One of Roar’s biggest clients was the Zac Brown Band, whom they signed in 2007, but the unraveling of the partnership in 2018 meant Zac had to find a new manager. “We’re still really close,” says Ward, who brought the band to Daniel Island’s tennis stadium from 2011 to 2013 for the Southern Ground Music and Food Festival he helped organize. “I have a deep, deep love for Charleston.”
Ward also represented the John Mayer–led iteration of the Grateful Dead, which was a heady experience for someone who attended 55 Dead concerts while at CofC. One of his most prized possessions is a D’Angelico electric guitar signed by band co-founder Bob Weir, which hangs on the wall over the bar in his home.
Other surreal experiences, of which there are many, include watching Monday Night Football with Dustin Hoffman at the Oscar winner’s three-acre home in the Brentwood section of Los Angeles and sharing a dance floor with Hugh Hefner at one of his “pajama parties” at the Playboy Mansion.
He also had the pleasure of hearing Opie’s life story when he was producing 2015’s In the Heart of the Sea, which starred Chris Hemsworth. Opie, of course, is Ron Howard, who came to fame on The Andy Griffith Show before going to star in Happy Days and having a very successful directing career. One day over a three-hour lunch with Ward and one of his two sons while they were on location in the Canary Islands, Howard opened up.

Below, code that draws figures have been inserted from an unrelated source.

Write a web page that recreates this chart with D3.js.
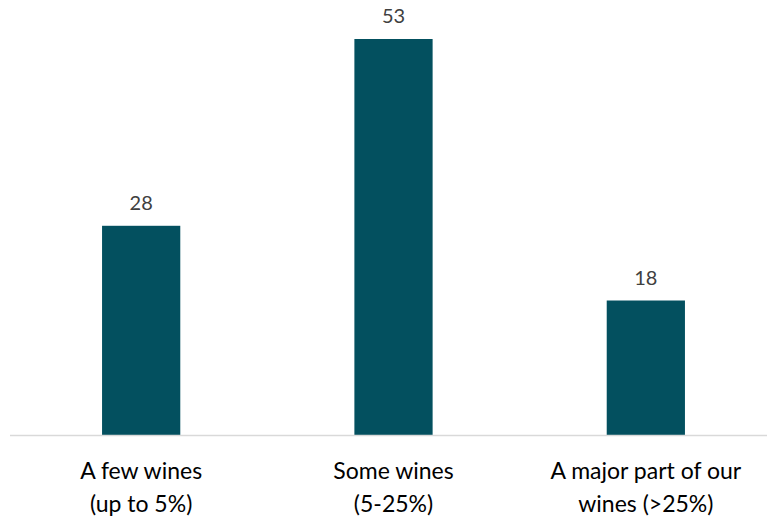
<!DOCTYPE html>
<html>
<head>
<meta charset="utf-8">
<script src="https://cdn.jsdelivr.net/npm/d3@7"></script>
<style>
  html, body { margin: 0; padding: 0; background: #ffffff; }
  svg { display: block; }
</style>
</head>
<body>
<svg id="chart" width="767" height="518"></svg>
<script>
// Share of wines concerned, by answer
const categories = [["A few wines", "(up to 5%)"], ["Some wines", "(5-25%)"], ["A major part of our", "wines (>25%)"]];
const values = [28, 53, 18];

const width = 767, height = 518;
const margin = { left: 15, right: -5, top: 39, bottom: 83 };
const baseY = height - margin.bottom;

const svg = d3.select("#chart");
const font = "Lato, 'Open Sans', sans-serif";

const x = d3.scaleBand()
  .domain(d3.range(values.length))
  .range([margin.left, width - margin.right])
  .paddingInner(0.69)
  .paddingOuter(0.345);

const y = d3.scaleLinear()
  .domain([0, 53])
  .range([baseY, margin.top]);

// Bars
svg.append("g").selectAll("rect")
  .data(values)
  .join("rect")
  .attr("x", (d, i) => x(i))
  .attr("width", x.bandwidth())
  .attr("y", d => y(d))
  .attr("height", d => y(0) - y(d))
  .attr("fill", "#03505f");

// Baseline
svg.append("line")
  .attr("x1", 10).attr("x2", width)
  .attr("y1", baseY + 0.5).attr("y2", baseY + 0.5)
  .attr("stroke", "#d9d9d9").attr("stroke-width", 1.5);

// Value labels
svg.append("g").selectAll("text")
  .data(values)
  .join("text")
  .attr("x", (d, i) => x(i) + x.bandwidth() / 2)
  .attr("y", d => y(d) - 16)
  .attr("text-anchor", "middle")
  .attr("font-family", font)
  .attr("font-size", 20)
  .attr("fill", "#404040")
  .text(d => d);

// Category labels (two lines each)
const cat = svg.append("g").selectAll("text")
  .data(categories)
  .join("text")
  .attr("text-anchor", "middle")
  .attr("font-family", font)
  .attr("font-size", 23)
  .attr("fill", "#000000");

cat.selectAll("tspan")
  .data((d, i) => d.map(t => ({ t, i })))
  .join("tspan")
  .attr("x", d => x(d.i) + x.bandwidth() / 2)
  .attr("y", (d, j) => 479 + j * 33)
  .text(d => d.t);
</script>
</body>
</html>
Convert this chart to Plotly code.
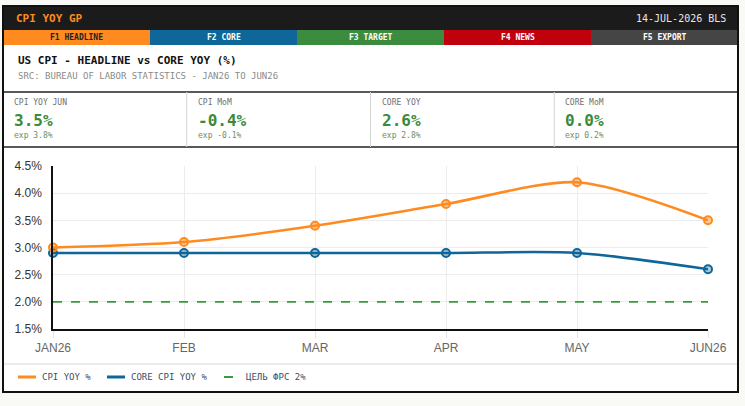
import plotly.graph_objects as go

# ---- data ----
months = ["JAN26", "FEB", "MAR", "APR", "MAY", "JUN26"]
headline_yoy = [3.0, 3.1, 3.4, 3.8, 4.2, 3.5]
core_yoy = [2.9, 2.9, 2.9, 2.9, 2.9, 2.6]
fed_target = [2.0, 2.0, 2.0, 2.0, 2.0, 2.0]

tab_labels = ["F1 HEADLINE", "F2 CORE", "F3 TARGET", "F4 NEWS", "F5 EXPORT"]
kpi_labels = ["CPI YOY JUN", "CPI MoM", "CORE YOY", "CORE MoM"]
kpi_values = ["3.5%", "-0.4%", "2.6%", "0.0%"]
kpi_expected = ["exp 3.8%", "exp -0.1%", "exp 2.8%", "exp 0.2%"]
legend_labels = ["CPI YOY %", "CORE CPI YOY %", "ЦЕЛЬ ФРС 2%"]

# ---- layout geometry (pixels) ----
W, H = 745, 406
L, R, T, B = 53, 708, 166, 329


def px(x):
    return (x - L) / (R - L)


def py(y):
    return (B - y) / (B - T)


ORANGE = "#ff8a1f"
BLUE = "#0e6798"
GREEN = "#3b9a3b"
MONO = "DejaVu Sans Mono"
SANS = "Liberation Sans, Arial"

fig = go.Figure()

fig.add_trace(go.Scatter(
    x=months, y=fed_target, mode="lines", name=legend_labels[2],
    line=dict(color=GREEN, width=1.6, dash="dash"), hoverinfo="skip"))
fig.add_trace(go.Scatter(
    x=months, y=core_yoy, mode="lines+markers", name=legend_labels[1],
    line=dict(color=BLUE, width=2.6, shape="spline", smoothing=0.8),
    marker=dict(size=8, color="rgba(14,103,152,0.35)", line=dict(color=BLUE, width=2)),
    cliponaxis=False))
fig.add_trace(go.Scatter(
    x=months, y=headline_yoy, mode="lines+markers", name=legend_labels[0],
    line=dict(color=ORANGE, width=2.6, shape="spline", smoothing=0.8),
    marker=dict(size=8, color="rgba(255,138,31,0.45)", line=dict(color=ORANGE, width=2)),
    cliponaxis=False))

shapes = []
annotations = []


def rect(x0, y0, x1, y1, fill=None, line_color=None, lw=0, layer="below"):
    shapes.append(dict(type="rect", xref="paper", yref="paper",
                       x0=px(x0), x1=px(x1), y0=py(y0), y1=py(y1),
                       fillcolor=fill if fill else "rgba(0,0,0,0)",
                       line=dict(color=line_color if line_color else "rgba(0,0,0,0)", width=lw),
                       layer=layer))


def hline(x0, x1, y, color, lw=1, dash="solid", layer="below"):
    shapes.append(dict(type="line", xref="paper", yref="paper",
                       x0=px(x0), x1=px(x1), y0=py(y), y1=py(y),
                       line=dict(color=color, width=lw, dash=dash), layer=layer))


def vline(x, y0, y1, color, lw=1, layer="below"):
    shapes.append(dict(type="line", xref="paper", yref="paper",
                       x0=px(x), x1=px(x), y0=py(y0), y1=py(y1),
                       line=dict(color=color, width=lw), layer=layer))


def text(x, y, s, size, color, bold=False, family=MONO, anchor="left"):
    if bold:
        s = "<b>" + s + "</b>"
    annotations.append(dict(xref="paper", yref="paper", x=px(x), y=py(y),
                            text=s, showarrow=False, xanchor=anchor, yanchor="middle",
                            font=dict(family=family, size=size, color=color),
                            borderpad=0))


# panel
rect(3, 6, 738, 392, fill="white")
# header bar
rect(3, 6, 738, 30, fill="#1b1b1b")
text(15, 18, "CPI YOY GP", 11, ORANGE, bold=True)
text(727, 18, "14-JUL-2026 BLS", 10, "#e8e8e8", anchor="right")

# tabs
tab_fill = [ORANGE, BLUE, "#3c8c40", "#c0000c", "#454545"]
tab_text = ["#222222", "white", "white", "white", "white"]
tw = (738 - 3) / 5
for i, lab in enumerate(tab_labels):
    x0 = 3 + tw * i
    rect(x0, 30, x0 + tw, 45, fill=tab_fill[i])
    text(x0 + tw / 2, 37.5, lab, 8, tab_text[i], bold=True, anchor="center")

# title
text(17, 61, "US CPI - HEADLINE vs CORE YOY (%)", 11, "#111111", bold=True)
text(17, 76, "SRC: BUREAU OF LABOR STATISTICS - JAN26 TO JUN26", 9, "#8a8a8a")

# KPI row
hline(3, 738, 92, "#222222", 1.5)
hline(3, 738, 147, "#222222", 1.5)
kw = (738 - 3) / 4
for i in range(4):
    x0 = 3 + kw * i
    if i > 0:
        vline(x0, 92, 147, "#d4d4d4", 1)
    text(x0 + 10, 102, kpi_labels[i], 8, "#6e6e6e")
    text(x0 + 10, 120, kpi_values[i], 16, "#3a8a3a", bold=True)
    text(x0 + 10, 135, kpi_expected[i], 8, "#6d8f66")

# legend
hline(3, 738, 364, "#d8d8d8", 1)
hline(18, 36, 377, ORANGE, 3)
text(41, 377, legend_labels[0], 9, "#3c4f66")
hline(107, 125, 377, BLUE, 3)
text(130, 377, legend_labels[1], 9, "#3c4f66")
hline(224, 241, 377, GREEN, 2, dash="dash")
text(245, 377, legend_labels[2], 9, "#3c4f66")

# panel border on top
rect(3, 6, 738, 392, line_color="#111111", lw=2, layer="above")

fig.update_layout(
    width=W, height=H,
    margin=dict(l=L, r=W - R, t=T, b=H - B),
    paper_bgcolor="#f9f9f6",
    plot_bgcolor="white",
    showlegend=False,
    shapes=shapes,
    annotations=annotations,
    hovermode=False,
)
fig.update_xaxes(
    type="category", range=[0, len(months) - 1],
    showgrid=True, gridcolor="#ececec", gridwidth=1,
    showline=True, linecolor="#111111", linewidth=1.5,
    ticks="outside", ticklen=7, tickcolor="#e4e4e4",
    tickfont=dict(family=SANS, size=12, color="#666666"),
    zeroline=False,
)
fig.update_yaxes(
    range=[1.5, 4.5], dtick=0.5, tick0=1.5,
    tickformat=".1f", ticksuffix="%",
    showgrid=True, gridcolor="#ececec", gridwidth=1,
    showline=True, linecolor="#111111", linewidth=1.5,
    ticks="", ticklabelstandoff=7,
    tickfont=dict(family=SANS, size=12, color="#333333"),
    zeroline=False,
)

fig.write_html("out.html")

“Ron and I had spent the past year killing ourselves on this movie but had not spent any real personal time together,” says Ward. “We finally got the chance during an off day when we were moving the production. We had a few drinks, and he started telling me his whole story from beginning to end, going through his whole career. I turned to my son and said, ‘I don’t think you understand. This is kind of a big deal what you’re hearing.’”
In the entertainment industry, there are no lines between a private life and a business one, and that’s particularly true for Ward. Friends often stop by randomly for a drink in the evening at “Bar Ward,” which is spelled out in neon above the liquor alcove in the den. With an acoustic guitar on a stand in the corner of the living room, along with a baby grand piano, musically inclined guests will often provide impromptu entertainment. Ward’s a pretty good cook, too, and his Sunday-night barbecues around the pool are famous. Then, there’s their home in Palm Springs with two guest casitas. He and Christy often invite a few other couples and/or families to join them at the midcentury modern residence (the former Buddy Rich Estate) where they are apt to watch movies while floating in the mosaic-tiled pool or hit balls on the sunken tennis court.
It’s not a life he could have imagined for himself when he was hanging out in the McDonald’s parking lot in Nashville.
“I was convinced I wanted to work in investment banking when I was younger,” says Ward. “Then I read the article on Michael Ovitz at CofC, and my life changed forever. The actor Michael Douglas once said, ‘If you want money, you go to Wall Street. If you want power, you go to D.C., and if you want a cocktail of both, you go to Hollywood.’ Here, you could have money and power and do something that was way more interesting in terms of what you’re selling and putting together, because I love entertainment. I just never knew it was a job.”
Access has replaced power in Ward’s vernacular these days, since the former is really how you make deals happen. “The access that I have is kind of incredible to all the different worlds,” he says. “Between the Chris Hemsworths and the Zac Browns, I can get to anybody. If they’re not a fan, their wife, husband, daughter or son is. It just creates a lot of opportunities, but it’s how you mine those opportunities either for clients or for Fourward that really is sort of the ultimate question, but I like connecting those dots.”
Which he’s really good at, low energy or not.